Just a few years after opera as a genre had originated in Italy, a substantial contribution to the emergent genre appeared on a stage this side of the Alps with a performance of Claudio Monteverdi’s L’Orfeo at the prince-archbishop’s residence in Salzburg on 10 February 1614. Composed in 1607 for the carnival at the ducal court of Mantua, Monteverdi’s work, which is based on the ancient Orpheus myth, marks the actual ‘big bang’ of operatic history.

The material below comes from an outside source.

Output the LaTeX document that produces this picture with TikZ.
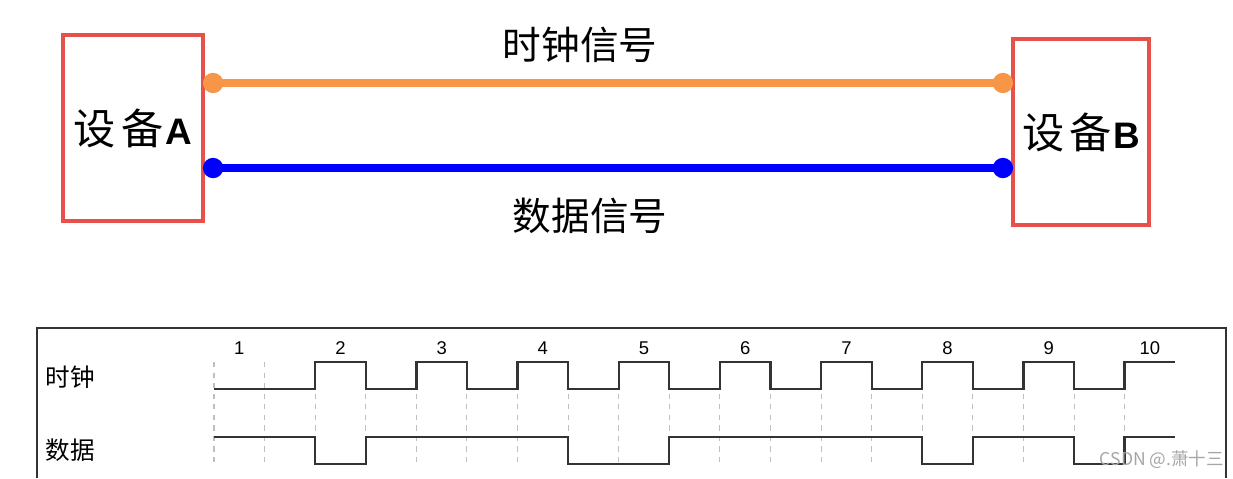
\documentclass[tikz,border=0pt]{standalone}
\usepackage{fontspec}
\setmainfont{Liberation Sans}
\newfontfamily\cjk{Noto Sans CJK SC}
\usetikzlibrary{arrows.meta}
\definecolor{boxred}{HTML}{E8504A}
\definecolor{clkorange}{HTML}{F79646}
\definecolor{datblue}{HTML}{0000FF}
\definecolor{wavegray}{HTML}{333333}
\newcommand\devtext[1]{{\cjk 设\hspace{3pt}备}\hspace{1pt}{\fontsize{21}{23}\selectfont\bfseries #1}}
\tikzset{
  every picture/.style={line join=miter, >=Stealth},
  device/.style={draw=boxred, line width=2.3pt, outer sep=0pt, inner sep=0pt, font=\fontsize{24}{27}\selectfont},
  busline/.style={line width=5pt, arrows={Circle[length=11.5pt,width=11.5pt]-Circle[length=11.5pt,width=11.5pt]}},
  biglabel/.style={font=\cjk\fontsize{22}{26}\selectfont, inner sep=0pt},
  siglabel/.style={font=\cjk\fontsize{14}{16}\selectfont, inner sep=0pt},
  cyclenum/.style={font=\fontsize{10.5}{12}\selectfont, inner sep=0pt},
  wave/.style={draw=wavegray, line width=1.3pt},
  gridline/.style={draw=gray!50, line width=0.6pt, dash pattern=on 3pt off 3pt},
  frame/.style={draw=wavegray, line width=1.1pt},
  watermark/.style={font=\cjk\fontsize{10}{12}\selectfont, text=gray!70, inner sep=0pt},
}

\begin{document}
\begin{tikzpicture}[x=0.02cm,y=-0.02cm]
\useasboundingbox (0,0) rectangle (1233,478);
\node[device, minimum width=2.8cm, minimum height=3.72cm] (devA) at (133,128) {\devtext{A}};
\node[device, minimum width=2.72cm, minimum height=3.72cm] (devB) at (1081,132) {\devtext{B}};
\coordinate (clkY) at (600,83);
\coordinate (datY) at (600,168);
\draw[busline, clkorange] (devA.east |- clkY) -- (devB.west |- clkY);
\draw[busline, datblue] (devA.east |- datY) -- (devB.west |- datY);
\node[biglabel] (clkname) at (580,45) {时钟信号};
\node[biglabel] (datname) at (590,216) {数据信号};

\draw[frame] (37,478) -- (37,328) -- (1226,328) -- (1226,478);
\node[siglabel] (clklabel) at (70,377) {时钟};
\node[siglabel] (datlabel) at (70,450) {数据};
\begin{scope}[shift={(214,0)}, x=1.012cm]
\foreach \k in {0,...,18} \draw[gridline] (\k,362) -- (\k,464);
\foreach \n in {1,...,10} \node[cyclenum] (c\n) at ({2*\n-1.5},348) {\n};
\draw[wave] (0,389) -- (2,389) \foreach \k in {2,4,...,16} {-- (\k,362) -- (\k+1,362) -- (\k+1,389) -- (\k+2,389)} -- (18,362) -- (19,362);
\draw[wave] (0,437) -- (2,437) -- (2,464) -- (3,464) -- (3,437) -- (7,437) -- (7,464) -- (9,464) -- (9,437) -- (14,437) -- (14,464) -- (15,464) -- (15,437) -- (17,437) -- (17,464) -- (18,464) -- (18,437) -- (19,437);
\end{scope}
\node[watermark] (mark) at (1162,460) {CSDN @.萧十三};
\end{tikzpicture}
\end{document}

In Monteverdi’s opera, Orfeo also succeeds in bringing his wife back from the underworld by means of an artful lament; however, he loses her forever when he turns round to look at her, and is left behind alone and distraught. Monteverdi elaborated his composition in an entirely novel way, characterizing protagonists and the action with particular motifs or the timbres of the different instruments. Thus Orfeo’s singing is accompanied by the sound of the harp, and the music of the dancing shepherds brightened with flutes and fiddles, while a chorus of trombones adumbrates the sombre atmosphere of the underworld.
One of the oldest puppeteer groups, the ensemble Carlo Colla & Figli from Milan recounts Monteverdi’s favola in musica with its marionettes, which are surrounded by an antique carousel of painted canvases and voiced by the singers.